**Excerpted data**
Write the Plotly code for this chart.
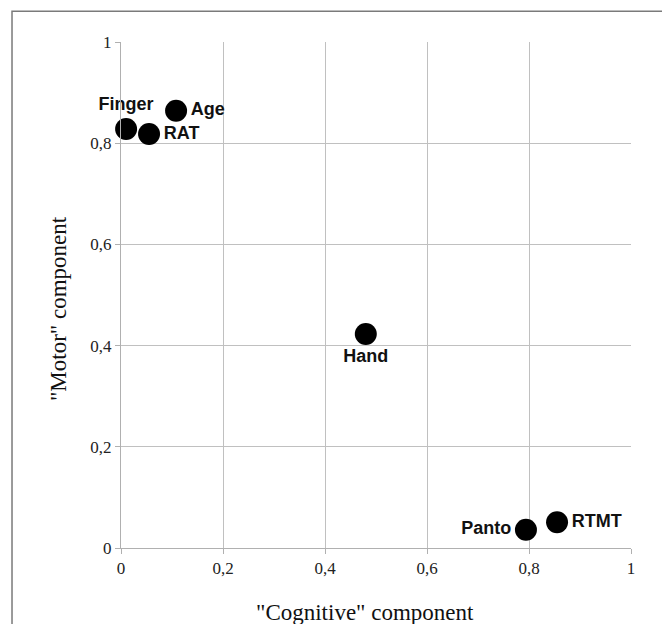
import plotly.graph_objects as go

names = ["Finger", "RAT", "Age", "Hand", "Panto", "RTMT"]
cognitive = [0.01, 0.055, 0.108, 0.48, 0.794, 0.855]
motor = [0.828, 0.818, 0.864, 0.423, 0.036, 0.051]
label_pos = ["top center", "middle right", "middle right", "bottom center", "middle left", "middle right"]

tick_vals = [0, 0.2, 0.4, 0.6, 0.8, 1]
tick_text = ["0", "0,2", "0,4", "0,6", "0,8", "1"]

x_title = '"Cognitive" component'
y_title = '"Motor" component'

fig = go.Figure()
fig.add_trace(go.Scatter(
    x=cognitive, y=motor, mode="markers+text",
    text=["<b>" + n + "</b>" for n in names],
    textposition=label_pos,
    textfont=dict(family="Liberation Sans, Arial", size=18, color="#111111"),
    marker=dict(size=22, color="black"),
    showlegend=False, cliponaxis=False,
))

axis_common = dict(
    range=[0, 1], tickvals=tick_vals, ticktext=tick_text,
    showgrid=True, gridcolor="#c0c0c0", gridwidth=1,
    showline=True, linecolor="#b0b0b0", linewidth=1,
    ticks="outside", ticklen=5, tickcolor="#b0b0b0",
    tickfont=dict(family="Liberation Serif, Times New Roman", size=17, color="#222222"),
    zeroline=False,
)

title_font = dict(family="Liberation Serif, Times New Roman", size=23, color="#111111")

fig.update_layout(
    width=670, height=624,
    margin=dict(l=113, r=47, t=34, b=84),
    paper_bgcolor="white", plot_bgcolor="white",
    xaxis=axis_common,
    yaxis=axis_common,
    annotations=[
        dict(text=x_title, xref="paper", yref="paper", x=0.478, y=-0.1265,
             xanchor="center", yanchor="middle", showarrow=False, font=title_font),
        dict(text=y_title, xref="paper", yref="paper", x=-0.1235, y=0.4723,
             xanchor="center", yanchor="middle", showarrow=False, textangle=-90,
             font=title_font),
    ],
    shapes=[dict(type="rect", xref="paper", yref="paper",
                 x0=-0.2137, x1=1.063, y0=-0.2, y1=1.061,
                 line=dict(color="#7a7a7a", width=1.5), layer="below")],
)

fig.write_html("out.html")
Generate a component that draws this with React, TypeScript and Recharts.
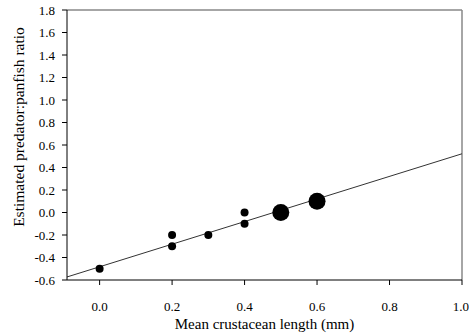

**Written task**
Copy the data word for word. Pictures do not go in the copy.

**Exercise result**
Write the Plotly code for this chart.
import plotly.graph_objects as go

names = ["Finger", "RAT", "Age", "Hand", "Panto", "RTMT"]
cognitive = [0.01, 0.055, 0.108, 0.48, 0.794, 0.855]
motor = [0.828, 0.818, 0.864, 0.423, 0.036, 0.051]
label_pos = ["top center", "middle right", "middle right", "bottom center", "middle left", "middle right"]

tick_vals = [0, 0.2, 0.4, 0.6, 0.8, 1]
tick_text = ["0", "0,2", "0,4", "0,6", "0,8", "1"]

x_title = '"Cognitive" component'
y_title = '"Motor" component'

fig = go.Figure()
fig.add_trace(go.Scatter(
    x=cognitive, y=motor, mode="markers+text",
    text=["<b>" + n + "</b>" for n in names],
    textposition=label_pos,
    textfont=dict(family="Liberation Sans, Arial", size=18, color="#111111"),
    marker=dict(size=22, color="black"),
    showlegend=False, cliponaxis=False,
))

axis_common = dict(
    range=[0, 1], tickvals=tick_vals, ticktext=tick_text,
    showgrid=True, gridcolor="#c0c0c0", gridwidth=1,
    showline=True, linecolor="#b0b0b0", linewidth=1,
    ticks="outside", ticklen=5, tickcolor="#b0b0b0",
    tickfont=dict(family="Liberation Serif, Times New Roman", size=17, color="#222222"),
    zeroline=False,
)

title_font = dict(family="Liberation Serif, Times New Roman", size=23, color="#111111")

fig.update_layout(
    width=670, height=624,
    margin=dict(l=113, r=47, t=34, b=84),
    paper_bgcolor="white", plot_bgcolor="white",
    xaxis=axis_common,
    yaxis=axis_common,
    annotations=[
        dict(text=x_title, xref="paper", yref="paper", x=0.478, y=-0.1265,
             xanchor="center", yanchor="middle", showarrow=False, font=title_font),
        dict(text=y_title, xref="paper", yref="paper", x=-0.1235, y=0.4723,
             xanchor="center", yanchor="middle", showarrow=False, textangle=-90,
             font=title_font),
    ],
    shapes=[dict(type="rect", xref="paper", yref="paper",
                 x0=-0.2137, x1=1.063, y0=-0.2, y1=1.061,
                 line=dict(color="#7a7a7a", width=1.5), layer="below")],
)

fig.write_html("out.html")
Generate a component that draws this with React, TypeScript and Recharts.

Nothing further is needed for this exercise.